:: Excerpted data

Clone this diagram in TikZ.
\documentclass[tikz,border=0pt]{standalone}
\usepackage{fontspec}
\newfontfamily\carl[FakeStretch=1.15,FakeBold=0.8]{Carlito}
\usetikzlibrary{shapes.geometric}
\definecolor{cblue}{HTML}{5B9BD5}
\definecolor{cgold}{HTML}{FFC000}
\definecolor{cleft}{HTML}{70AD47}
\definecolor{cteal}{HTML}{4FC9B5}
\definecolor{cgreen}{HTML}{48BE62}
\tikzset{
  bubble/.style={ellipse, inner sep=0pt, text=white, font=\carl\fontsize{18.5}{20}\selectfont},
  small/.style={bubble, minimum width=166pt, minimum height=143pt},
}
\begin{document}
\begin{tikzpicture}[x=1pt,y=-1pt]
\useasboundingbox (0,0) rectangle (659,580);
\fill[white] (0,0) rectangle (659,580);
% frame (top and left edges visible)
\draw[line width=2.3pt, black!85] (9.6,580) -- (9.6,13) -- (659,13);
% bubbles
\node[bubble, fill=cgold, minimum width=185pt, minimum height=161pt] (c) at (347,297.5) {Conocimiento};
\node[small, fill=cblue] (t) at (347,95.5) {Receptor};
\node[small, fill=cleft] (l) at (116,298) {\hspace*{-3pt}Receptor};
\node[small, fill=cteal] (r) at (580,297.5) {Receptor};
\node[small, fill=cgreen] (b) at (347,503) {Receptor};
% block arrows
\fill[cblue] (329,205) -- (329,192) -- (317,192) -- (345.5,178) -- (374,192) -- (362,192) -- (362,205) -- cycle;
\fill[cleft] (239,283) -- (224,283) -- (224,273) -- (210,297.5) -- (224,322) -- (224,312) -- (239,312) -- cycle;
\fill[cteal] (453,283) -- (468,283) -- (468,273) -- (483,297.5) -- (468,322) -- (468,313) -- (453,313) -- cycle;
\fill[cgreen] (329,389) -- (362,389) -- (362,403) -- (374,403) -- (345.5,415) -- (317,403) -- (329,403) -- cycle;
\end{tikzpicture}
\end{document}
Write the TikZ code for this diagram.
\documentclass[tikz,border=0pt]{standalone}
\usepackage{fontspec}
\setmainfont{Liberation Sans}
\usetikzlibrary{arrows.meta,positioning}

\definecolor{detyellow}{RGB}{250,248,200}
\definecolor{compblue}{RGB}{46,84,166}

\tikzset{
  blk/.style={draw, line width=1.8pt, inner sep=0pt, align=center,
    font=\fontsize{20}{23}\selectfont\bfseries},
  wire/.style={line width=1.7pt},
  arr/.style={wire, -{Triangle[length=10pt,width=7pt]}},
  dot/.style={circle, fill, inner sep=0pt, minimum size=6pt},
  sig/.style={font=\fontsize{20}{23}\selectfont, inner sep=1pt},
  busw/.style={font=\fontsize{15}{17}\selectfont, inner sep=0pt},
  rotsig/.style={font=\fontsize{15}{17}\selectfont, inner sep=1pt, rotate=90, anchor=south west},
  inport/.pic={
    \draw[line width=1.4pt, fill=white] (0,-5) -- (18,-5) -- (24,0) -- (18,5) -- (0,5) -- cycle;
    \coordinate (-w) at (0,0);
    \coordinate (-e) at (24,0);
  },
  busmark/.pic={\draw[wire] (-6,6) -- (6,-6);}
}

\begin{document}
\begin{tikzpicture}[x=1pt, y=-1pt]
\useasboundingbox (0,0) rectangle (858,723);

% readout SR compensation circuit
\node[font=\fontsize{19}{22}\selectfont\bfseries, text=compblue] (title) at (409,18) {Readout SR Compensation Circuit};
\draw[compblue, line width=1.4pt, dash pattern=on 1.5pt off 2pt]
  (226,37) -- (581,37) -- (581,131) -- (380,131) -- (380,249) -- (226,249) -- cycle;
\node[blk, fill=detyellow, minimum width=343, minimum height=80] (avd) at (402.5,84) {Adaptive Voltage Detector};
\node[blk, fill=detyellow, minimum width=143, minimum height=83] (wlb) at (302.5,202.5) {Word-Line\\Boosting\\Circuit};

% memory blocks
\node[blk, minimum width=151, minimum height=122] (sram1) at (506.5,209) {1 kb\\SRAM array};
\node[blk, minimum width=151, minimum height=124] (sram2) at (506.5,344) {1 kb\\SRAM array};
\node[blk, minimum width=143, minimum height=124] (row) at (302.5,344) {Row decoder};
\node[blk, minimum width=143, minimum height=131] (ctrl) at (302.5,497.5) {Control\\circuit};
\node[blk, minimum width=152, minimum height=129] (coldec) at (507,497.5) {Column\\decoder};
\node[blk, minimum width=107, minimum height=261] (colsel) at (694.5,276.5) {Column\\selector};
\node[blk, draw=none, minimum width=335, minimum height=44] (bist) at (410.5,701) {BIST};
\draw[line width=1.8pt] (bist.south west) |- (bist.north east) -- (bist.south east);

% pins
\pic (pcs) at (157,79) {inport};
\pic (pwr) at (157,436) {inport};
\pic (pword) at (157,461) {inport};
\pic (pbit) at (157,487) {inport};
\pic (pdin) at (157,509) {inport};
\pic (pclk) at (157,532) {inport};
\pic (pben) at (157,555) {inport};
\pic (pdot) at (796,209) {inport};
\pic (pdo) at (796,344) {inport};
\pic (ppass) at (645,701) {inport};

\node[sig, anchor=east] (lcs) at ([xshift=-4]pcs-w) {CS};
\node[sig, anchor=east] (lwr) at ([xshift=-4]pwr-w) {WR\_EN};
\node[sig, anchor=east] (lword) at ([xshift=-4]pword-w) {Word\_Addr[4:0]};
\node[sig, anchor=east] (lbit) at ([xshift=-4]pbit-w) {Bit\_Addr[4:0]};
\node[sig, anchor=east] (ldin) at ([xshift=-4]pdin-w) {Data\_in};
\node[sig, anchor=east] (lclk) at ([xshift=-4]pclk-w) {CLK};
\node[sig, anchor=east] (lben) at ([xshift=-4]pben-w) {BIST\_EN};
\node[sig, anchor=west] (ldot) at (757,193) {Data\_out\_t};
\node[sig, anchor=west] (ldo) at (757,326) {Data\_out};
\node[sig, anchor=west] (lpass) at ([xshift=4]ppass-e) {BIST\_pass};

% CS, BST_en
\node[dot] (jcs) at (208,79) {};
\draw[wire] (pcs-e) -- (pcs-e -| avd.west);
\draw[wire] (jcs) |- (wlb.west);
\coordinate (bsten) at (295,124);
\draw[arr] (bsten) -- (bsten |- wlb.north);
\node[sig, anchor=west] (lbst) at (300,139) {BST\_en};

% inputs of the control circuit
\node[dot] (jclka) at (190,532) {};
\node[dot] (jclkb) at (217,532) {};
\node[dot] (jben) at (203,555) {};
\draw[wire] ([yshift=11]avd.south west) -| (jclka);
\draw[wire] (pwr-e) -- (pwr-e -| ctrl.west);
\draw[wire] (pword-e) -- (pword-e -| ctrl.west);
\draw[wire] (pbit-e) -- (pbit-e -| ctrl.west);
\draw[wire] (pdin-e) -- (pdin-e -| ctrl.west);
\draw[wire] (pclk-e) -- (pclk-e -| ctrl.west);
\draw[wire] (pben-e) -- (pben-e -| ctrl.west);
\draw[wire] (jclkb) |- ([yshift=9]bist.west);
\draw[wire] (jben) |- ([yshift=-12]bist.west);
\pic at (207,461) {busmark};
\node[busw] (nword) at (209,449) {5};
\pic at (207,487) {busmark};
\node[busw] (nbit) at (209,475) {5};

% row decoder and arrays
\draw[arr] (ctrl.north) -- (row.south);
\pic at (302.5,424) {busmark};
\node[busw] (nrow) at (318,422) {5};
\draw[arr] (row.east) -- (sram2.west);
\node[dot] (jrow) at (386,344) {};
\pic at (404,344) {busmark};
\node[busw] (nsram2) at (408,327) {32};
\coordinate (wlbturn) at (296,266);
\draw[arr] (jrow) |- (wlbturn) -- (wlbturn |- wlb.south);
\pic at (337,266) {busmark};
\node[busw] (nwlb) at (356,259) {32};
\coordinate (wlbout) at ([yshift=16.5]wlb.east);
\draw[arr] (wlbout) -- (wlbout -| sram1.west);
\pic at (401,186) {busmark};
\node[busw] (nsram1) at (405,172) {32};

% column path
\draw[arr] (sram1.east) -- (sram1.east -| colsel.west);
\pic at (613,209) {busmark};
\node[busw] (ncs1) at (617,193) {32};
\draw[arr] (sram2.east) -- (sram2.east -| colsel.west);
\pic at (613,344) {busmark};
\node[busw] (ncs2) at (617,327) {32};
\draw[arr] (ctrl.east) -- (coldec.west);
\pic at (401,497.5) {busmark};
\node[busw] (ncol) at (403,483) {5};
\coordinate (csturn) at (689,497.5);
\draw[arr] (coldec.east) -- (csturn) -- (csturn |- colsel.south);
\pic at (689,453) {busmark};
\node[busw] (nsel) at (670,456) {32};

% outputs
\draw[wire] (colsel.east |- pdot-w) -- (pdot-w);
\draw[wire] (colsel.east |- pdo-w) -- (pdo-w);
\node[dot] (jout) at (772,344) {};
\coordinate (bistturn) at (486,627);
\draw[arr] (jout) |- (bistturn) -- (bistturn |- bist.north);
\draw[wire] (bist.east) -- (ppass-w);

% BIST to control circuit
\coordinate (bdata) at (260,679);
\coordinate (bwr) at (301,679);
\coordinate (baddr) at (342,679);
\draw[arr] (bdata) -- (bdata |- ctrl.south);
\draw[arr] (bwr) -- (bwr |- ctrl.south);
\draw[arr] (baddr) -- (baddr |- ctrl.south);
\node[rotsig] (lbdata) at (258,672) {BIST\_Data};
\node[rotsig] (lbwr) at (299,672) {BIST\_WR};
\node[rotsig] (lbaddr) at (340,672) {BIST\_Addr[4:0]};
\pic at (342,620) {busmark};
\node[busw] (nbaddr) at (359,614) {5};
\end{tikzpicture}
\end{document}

::::
:: Excerpted data

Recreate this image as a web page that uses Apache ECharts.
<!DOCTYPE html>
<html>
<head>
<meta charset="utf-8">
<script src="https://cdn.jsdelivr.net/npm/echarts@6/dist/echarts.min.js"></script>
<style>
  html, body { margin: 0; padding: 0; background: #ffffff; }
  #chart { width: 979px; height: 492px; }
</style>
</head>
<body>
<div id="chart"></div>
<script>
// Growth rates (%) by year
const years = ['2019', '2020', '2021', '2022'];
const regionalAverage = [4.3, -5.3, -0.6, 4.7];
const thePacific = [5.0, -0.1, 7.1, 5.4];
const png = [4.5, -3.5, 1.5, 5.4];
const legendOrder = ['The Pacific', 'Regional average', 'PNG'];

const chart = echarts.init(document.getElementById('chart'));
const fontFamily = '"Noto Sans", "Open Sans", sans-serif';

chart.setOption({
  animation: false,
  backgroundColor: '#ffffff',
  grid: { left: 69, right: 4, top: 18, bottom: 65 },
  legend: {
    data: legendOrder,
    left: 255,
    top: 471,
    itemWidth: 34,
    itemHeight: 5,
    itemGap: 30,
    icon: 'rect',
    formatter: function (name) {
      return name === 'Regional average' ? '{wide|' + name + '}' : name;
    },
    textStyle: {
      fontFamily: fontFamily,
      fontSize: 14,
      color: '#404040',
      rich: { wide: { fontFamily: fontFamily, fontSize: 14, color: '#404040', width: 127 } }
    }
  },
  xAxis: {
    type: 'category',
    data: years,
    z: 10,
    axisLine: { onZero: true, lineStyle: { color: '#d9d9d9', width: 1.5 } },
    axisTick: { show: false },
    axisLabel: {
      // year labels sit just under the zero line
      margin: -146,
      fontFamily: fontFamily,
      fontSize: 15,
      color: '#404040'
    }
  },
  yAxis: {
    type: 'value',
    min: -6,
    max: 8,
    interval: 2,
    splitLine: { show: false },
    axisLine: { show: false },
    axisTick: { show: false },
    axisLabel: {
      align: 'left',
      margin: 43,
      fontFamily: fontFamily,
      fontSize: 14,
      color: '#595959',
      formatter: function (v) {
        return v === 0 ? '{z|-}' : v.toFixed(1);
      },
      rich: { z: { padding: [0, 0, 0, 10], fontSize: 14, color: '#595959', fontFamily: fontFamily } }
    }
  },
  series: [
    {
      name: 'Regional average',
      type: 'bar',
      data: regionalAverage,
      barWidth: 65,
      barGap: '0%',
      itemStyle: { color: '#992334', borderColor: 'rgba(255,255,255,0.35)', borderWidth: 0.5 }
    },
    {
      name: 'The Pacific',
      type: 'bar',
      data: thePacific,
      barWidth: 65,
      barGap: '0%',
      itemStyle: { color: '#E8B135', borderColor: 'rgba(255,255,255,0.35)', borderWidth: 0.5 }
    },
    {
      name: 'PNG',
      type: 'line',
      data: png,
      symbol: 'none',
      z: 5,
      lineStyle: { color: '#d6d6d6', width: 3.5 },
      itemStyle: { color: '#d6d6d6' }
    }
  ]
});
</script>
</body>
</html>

::::

■ Do this
Reproduce, exactly as written, the stretch of lines whose first line is the one with "Write the TikZ code for this diagram." and whose last line is the one with "width=143, minimum height=83]".

■ Answer
Write the TikZ code for this diagram.
\documentclass[tikz,border=0pt]{standalone}
\usepackage{fontspec}
\setmainfont{Liberation Sans}
\usetikzlibrary{arrows.meta,positioning}

\definecolor{detyellow}{RGB}{250,248,200}
\definecolor{compblue}{RGB}{46,84,166}

\tikzset{
  blk/.style={draw, line width=1.8pt, inner sep=0pt, align=center,
    font=\fontsize{20}{23}\selectfont\bfseries},
  wire/.style={line width=1.7pt},
  arr/.style={wire, -{Triangle[length=10pt,width=7pt]}},
  dot/.style={circle, fill, inner sep=0pt, minimum size=6pt},
  sig/.style={font=\fontsize{20}{23}\selectfont, inner sep=1pt},
  busw/.style={font=\fontsize{15}{17}\selectfont, inner sep=0pt},
  rotsig/.style={font=\fontsize{15}{17}\selectfont, inner sep=1pt, rotate=90, anchor=south west},
  inport/.pic={
    \draw[line width=1.4pt, fill=white] (0,-5) -- (18,-5) -- (24,0) -- (18,5) -- (0,5) -- cycle;
    \coordinate (-w) at (0,0);
    \coordinate (-e) at (24,0);
  },
  busmark/.pic={\draw[wire] (-6,6) -- (6,-6);}
}

\begin{document}
\begin{tikzpicture}[x=1pt, y=-1pt]
\useasboundingbox (0,0) rectangle (858,723);

% readout SR compensation circuit
\node[font=\fontsize{19}{22}\selectfont\bfseries, text=compblue] (title) at (409,18) {Readout SR Compensation Circuit};
\draw[compblue, line width=1.4pt, dash pattern=on 1.5pt off 2pt]
  (226,37) -- (581,37) -- (581,131) -- (380,131) -- (380,249) -- (226,249) -- cycle;
\node[blk, fill=detyellow, minimum width=343, minimum height=80] (avd) at (402.5,84) {Adaptive Voltage Detector};
\node[blk, fill=detyellow, minimum width=143, minimum height=83] (wlb) at (302.5,202.5) {Word-Line\\Boosting\\Circuit};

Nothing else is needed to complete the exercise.